The air conditioning and refrigeration industry has developed the A2L classification of refrigerants to overcome the challenges of using lower-GWP refrigerants. While having slightly higher flammability characteristics as compared to traditional A1 refrigerants, A2Ls are much more difficult to ignite and less flammable than A3 hydrocarbon refrigerants, such as propane.

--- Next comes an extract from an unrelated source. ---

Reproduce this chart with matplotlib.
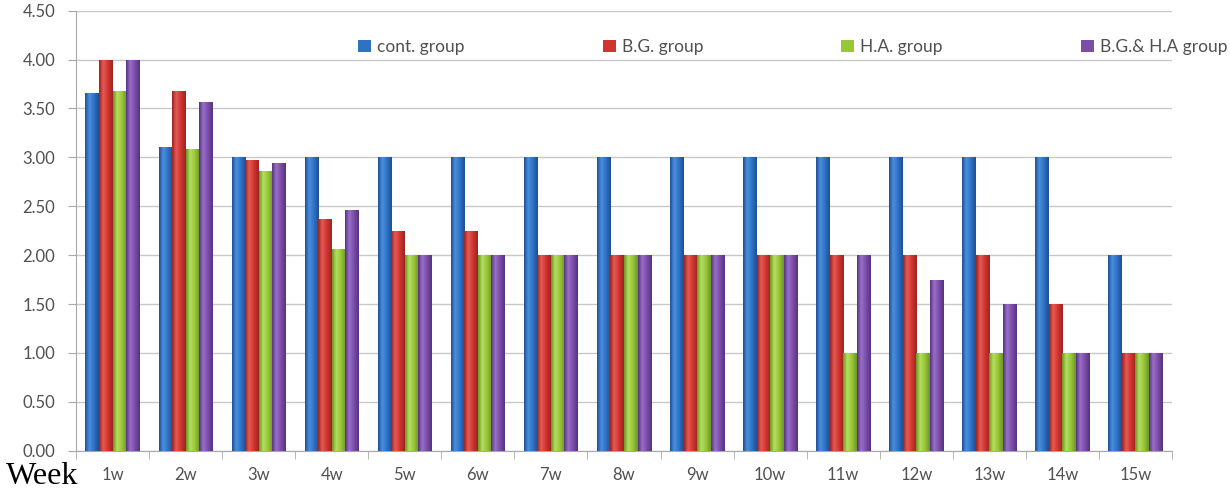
import matplotlib
matplotlib.use("Agg")
import matplotlib.pyplot as plt
from matplotlib.colors import LinearSegmentedColormap
import numpy as np

weeks = ["1w", "2w", "3w", "4w", "5w", "6w", "7w", "8w", "9w", "10w", "11w", "12w", "13w", "14w", "15w"]
series_names = ["cont. group", "B.G. group", "H.A. group", "B.G.& H.A group"]
cont = [3.66, 3.11, 3.00, 3.00, 3.00, 3.00, 3.00, 3.00, 3.00, 3.00, 3.00, 3.00, 3.00, 3.00, 2.00]
bg = [4.00, 3.68, 2.97, 2.37, 2.25, 2.25, 2.00, 2.00, 2.00, 2.00, 2.00, 2.00, 2.00, 1.50, 1.00]
ha = [3.68, 3.09, 2.86, 2.06, 2.00, 2.00, 2.00, 2.00, 2.00, 2.00, 1.00, 1.00, 1.00, 1.00, 1.00]
bgha = [4.00, 3.57, 2.94, 2.46, 2.00, 2.00, 2.00, 2.00, 2.00, 2.00, 2.00, 1.75, 1.50, 1.00, 1.00]
yticks = [0.0, 0.5, 1.0, 1.5, 2.0, 2.5, 3.0, 3.5, 4.0, 4.5]

colors = ["#2F72C4", "#D0342F", "#97C63A", "#7A4DA8"]
shades = [("#1E4F93", "#4A8FE0", "#2F72C4", "#1E4F93"),
          ("#9A2420", "#E65A55", "#D0342F", "#9A2420"),
          ("#6B9722", "#B5DE5E", "#97C63A", "#6B9722"),
          ("#553380", "#9A70C6", "#7A4DA8", "#553380")]

TXT = "#505050"
FONT = "Lato"

fig = plt.figure(figsize=(12.3, 4.93), dpi=100)
ax = fig.add_axes([76/1230, 1 - 450.7/493, (1172-76)/1230, (450.7-10.7)/493])

x = np.arange(len(weeks))
w = 0.185
data = [cont, bg, ha, bgha]
grad = np.linspace(0, 1, 64).reshape(1, -1)
for i, (vals, name) in enumerate(zip(data, series_names)):
    bars = ax.bar(x + (i - 1.5) * w, vals, width=w, color=colors[i], edgecolor="none",
                  linewidth=0, label=name, zorder=3)
    cmap = LinearSegmentedColormap.from_list(
        f"c{i}", [(0.0, shades[i][0]), (0.3, shades[i][1]), (0.65, shades[i][2]), (1.0, shades[i][3])])
    for b in bars:
        x0, y0, bw, bh = b.get_x(), b.get_y(), b.get_width(), b.get_height()
        im = ax.imshow(grad, extent=(x0, x0 + bw, y0, y0 + bh), aspect="auto", cmap=cmap,
                       zorder=3.5, interpolation="bilinear")
        im.set_clip_path(b)

ax.set_xlim(-0.5, len(weeks) - 0.5)
ax.set_ylim(0, 4.5)
ax.set_yticks(yticks)
ax.set_yticklabels([f"{v:.2f}" for v in yticks], fontsize=12, color=TXT, family=FONT)
ax.yaxis.grid(True, color="#C8C8C8", linewidth=1.0, zorder=0)
ax.set_axisbelow(True)

ax.set_xticks(x)
ax.set_xticklabels(weeks, fontsize=12, color=TXT, family=FONT)
ax.tick_params(axis="x", length=0, pad=12)
ax.set_xticks(np.arange(-0.5, len(weeks), 1), minor=True)
ax.tick_params(axis="x", which="minor", length=6, color="#A8A8A8")
ax.tick_params(axis="y", length=6, color="#A8A8A8", pad=9)

for s in ["top", "right"]:
    ax.spines[s].set_visible(False)
for s in ["left", "bottom"]:
    ax.spines[s].set_color("#A8A8A8")

leg = fig.legend(loc="center left", bbox_to_anchor=(358/1230, 1 - 47/493), ncol=4, frameon=False,
                 handlelength=0.75, handleheight=0.65, handletextpad=0.35, columnspacing=7.95,
                 prop={"family": FONT, "size": 12.5}, borderaxespad=0, borderpad=0)
for t in leg.get_texts():
    t.set_color(TXT)

fig.text(6/1230, 1 - 477/493, "Week", family="Liberation Serif", fontsize=23, va="center", ha="left")

fig.savefig("out.png", dpi=100, facecolor="white")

A binational (U.S. and Canada) consensus group formed to update the product safety and application standards to allow for the safe use of these more environmentally friendly refrigerants within HVAC/R systems.

Safety requirements for household electrical heat pumps, air conditioners and dehumidifiers

UL 60335-2-40, the Standard for Household and Similar Electrical Appliances — Safety — Part 2-40: Particular Requirements for Electrical Heat Pumps, Air-Conditioners and Dehumidifiers, is a binational (U.S. and Canada) Standard based on the international IEC 60335-2-40 standard. UL 60335-2-40 establishes more conservative safety requirements than the IEC standard to reflect product usage in the North American market.

One of the risks associated with household electrical heat pumps, air conditioners and dehumidifiers is refrigerant leakage. A refrigerant leak detection system that senses a loss of refrigerant pressure, a critical component in mitigating this risk, is required for all systems in the occupied space exceeding a prescribed refrigerant charge limit. Refrigerant leak detection systems are required to have both sensors and control logic electronics that activate the evaporator fan and use circulated air to quickly disperse and dilute refrigerant in the event of a leak to prevent the formation of refrigerant concentrations.

UL 60335-2-40 also requires that refrigerant charge limits be based on the minimum occupied volume of the room where the equipment is expected to be used. This charge limit requirement also includes a safety factor of 4 to help ensure any leaked refrigerant is diluted to well below the lower flammability limit (LFL) based on room size. In addition, UL 60335-2-40 requires appliances to be free of potential internal ignition sources to mitigate the risk of fire due to a leak.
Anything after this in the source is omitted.